Set the listing down again exactly, please, apart from its pictures.

[start Data]

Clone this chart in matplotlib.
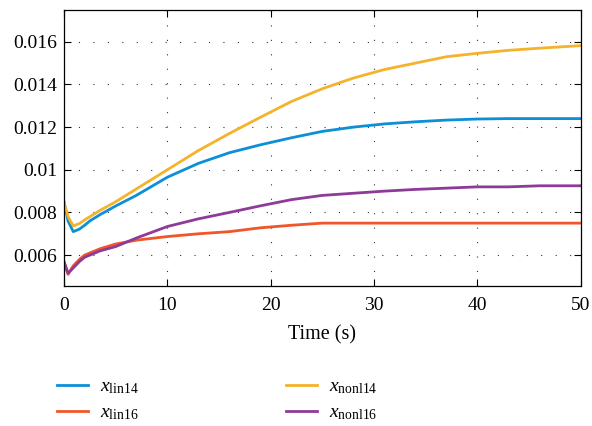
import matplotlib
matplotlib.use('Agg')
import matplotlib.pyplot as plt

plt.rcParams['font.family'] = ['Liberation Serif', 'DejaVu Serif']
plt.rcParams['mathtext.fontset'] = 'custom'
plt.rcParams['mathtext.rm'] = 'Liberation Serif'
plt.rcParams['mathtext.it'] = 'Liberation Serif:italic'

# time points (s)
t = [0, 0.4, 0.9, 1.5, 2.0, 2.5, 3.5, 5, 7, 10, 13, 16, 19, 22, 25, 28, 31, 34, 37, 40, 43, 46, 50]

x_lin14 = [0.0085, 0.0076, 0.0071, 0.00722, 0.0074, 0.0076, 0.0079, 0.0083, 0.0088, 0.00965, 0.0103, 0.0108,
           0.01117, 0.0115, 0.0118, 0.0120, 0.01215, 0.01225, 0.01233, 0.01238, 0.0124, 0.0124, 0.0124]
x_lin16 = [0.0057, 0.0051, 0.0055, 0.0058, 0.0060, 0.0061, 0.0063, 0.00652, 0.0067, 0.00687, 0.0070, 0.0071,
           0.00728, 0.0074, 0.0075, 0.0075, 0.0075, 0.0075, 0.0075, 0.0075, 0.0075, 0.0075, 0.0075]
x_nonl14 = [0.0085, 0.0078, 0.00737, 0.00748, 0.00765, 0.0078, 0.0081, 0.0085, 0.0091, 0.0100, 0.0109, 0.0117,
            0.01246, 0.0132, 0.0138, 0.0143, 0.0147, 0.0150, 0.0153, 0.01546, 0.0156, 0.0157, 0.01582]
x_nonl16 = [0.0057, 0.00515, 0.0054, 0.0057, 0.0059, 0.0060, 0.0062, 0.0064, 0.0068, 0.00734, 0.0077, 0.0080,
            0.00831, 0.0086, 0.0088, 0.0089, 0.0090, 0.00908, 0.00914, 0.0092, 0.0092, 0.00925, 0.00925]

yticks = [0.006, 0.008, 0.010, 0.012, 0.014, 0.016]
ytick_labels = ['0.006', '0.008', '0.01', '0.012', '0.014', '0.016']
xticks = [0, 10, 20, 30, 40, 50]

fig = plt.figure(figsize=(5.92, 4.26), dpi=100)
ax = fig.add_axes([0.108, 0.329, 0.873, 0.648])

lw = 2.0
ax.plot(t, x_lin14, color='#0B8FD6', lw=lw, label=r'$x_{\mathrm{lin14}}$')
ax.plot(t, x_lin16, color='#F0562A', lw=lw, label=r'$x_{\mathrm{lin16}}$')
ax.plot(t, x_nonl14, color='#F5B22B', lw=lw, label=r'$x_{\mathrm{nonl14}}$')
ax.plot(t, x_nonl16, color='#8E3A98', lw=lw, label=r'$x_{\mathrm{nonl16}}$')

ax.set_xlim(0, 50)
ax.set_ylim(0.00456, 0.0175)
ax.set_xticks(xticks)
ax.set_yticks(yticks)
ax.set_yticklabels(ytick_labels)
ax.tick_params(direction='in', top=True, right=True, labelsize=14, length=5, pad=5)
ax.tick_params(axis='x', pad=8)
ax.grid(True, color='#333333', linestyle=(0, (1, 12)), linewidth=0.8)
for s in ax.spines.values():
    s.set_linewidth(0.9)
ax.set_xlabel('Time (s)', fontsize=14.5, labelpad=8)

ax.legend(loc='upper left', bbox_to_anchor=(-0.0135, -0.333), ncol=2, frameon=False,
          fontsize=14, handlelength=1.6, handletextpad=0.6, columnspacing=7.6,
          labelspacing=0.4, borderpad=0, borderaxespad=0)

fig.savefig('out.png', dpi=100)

[end Data]

> **Output for this task**:
Clone this chart in matplotlib.
import matplotlib
matplotlib.use('Agg')
import matplotlib.pyplot as plt

plt.rcParams['font.family'] = ['Liberation Serif', 'DejaVu Serif']
plt.rcParams['mathtext.fontset'] = 'custom'
plt.rcParams['mathtext.rm'] = 'Liberation Serif'
plt.rcParams['mathtext.it'] = 'Liberation Serif:italic'

# time points (s)
t = [0, 0.4, 0.9, 1.5, 2.0, 2.5, 3.5, 5, 7, 10, 13, 16, 19, 22, 25, 28, 31, 34, 37, 40, 43, 46, 50]

x_lin14 = [0.0085, 0.0076, 0.0071, 0.00722, 0.0074, 0.0076, 0.0079, 0.0083, 0.0088, 0.00965, 0.0103, 0.0108,
           0.01117, 0.0115, 0.0118, 0.0120, 0.01215, 0.01225, 0.01233, 0.01238, 0.0124, 0.0124, 0.0124]
x_lin16 = [0.0057, 0.0051, 0.0055, 0.0058, 0.0060, 0.0061, 0.0063, 0.00652, 0.0067, 0.00687, 0.0070, 0.0071,
           0.00728, 0.0074, 0.0075, 0.0075, 0.0075, 0.0075, 0.0075, 0.0075, 0.0075, 0.0075, 0.0075]
x_nonl14 = [0.0085, 0.0078, 0.00737, 0.00748, 0.00765, 0.0078, 0.0081, 0.0085, 0.0091, 0.0100, 0.0109, 0.0117,
            0.01246, 0.0132, 0.0138, 0.0143, 0.0147, 0.0150, 0.0153, 0.01546, 0.0156, 0.0157, 0.01582]
x_nonl16 = [0.0057, 0.00515, 0.0054, 0.0057, 0.0059, 0.0060, 0.0062, 0.0064, 0.0068, 0.00734, 0.0077, 0.0080,
            0.00831, 0.0086, 0.0088, 0.0089, 0.0090, 0.00908, 0.00914, 0.0092, 0.0092, 0.00925, 0.00925]

yticks = [0.006, 0.008, 0.010, 0.012, 0.014, 0.016]
ytick_labels = ['0.006', '0.008', '0.01', '0.012', '0.014', '0.016']
xticks = [0, 10, 20, 30, 40, 50]

fig = plt.figure(figsize=(5.92, 4.26), dpi=100)
ax = fig.add_axes([0.108, 0.329, 0.873, 0.648])

lw = 2.0
ax.plot(t, x_lin14, color='#0B8FD6', lw=lw, label=r'$x_{\mathrm{lin14}}$')
ax.plot(t, x_lin16, color='#F0562A', lw=lw, label=r'$x_{\mathrm{lin16}}$')
ax.plot(t, x_nonl14, color='#F5B22B', lw=lw, label=r'$x_{\mathrm{nonl14}}$')
ax.plot(t, x_nonl16, color='#8E3A98', lw=lw, label=r'$x_{\mathrm{nonl16}}$')

ax.set_xlim(0, 50)
ax.set_ylim(0.00456, 0.0175)
ax.set_xticks(xticks)
ax.set_yticks(yticks)
ax.set_yticklabels(ytick_labels)
ax.tick_params(direction='in', top=True, right=True, labelsize=14, length=5, pad=5)
ax.tick_params(axis='x', pad=8)
ax.grid(True, color='#333333', linestyle=(0, (1, 12)), linewidth=0.8)
for s in ax.spines.values():
    s.set_linewidth(0.9)
ax.set_xlabel('Time (s)', fontsize=14.5, labelpad=8)

ax.legend(loc='upper left', bbox_to_anchor=(-0.0135, -0.333), ncol=2, frameon=False,
          fontsize=14, handlelength=1.6, handletextpad=0.6, columnspacing=7.6,
          labelspacing=0.4, borderpad=0, borderaxespad=0)

fig.savefig('out.png', dpi=100)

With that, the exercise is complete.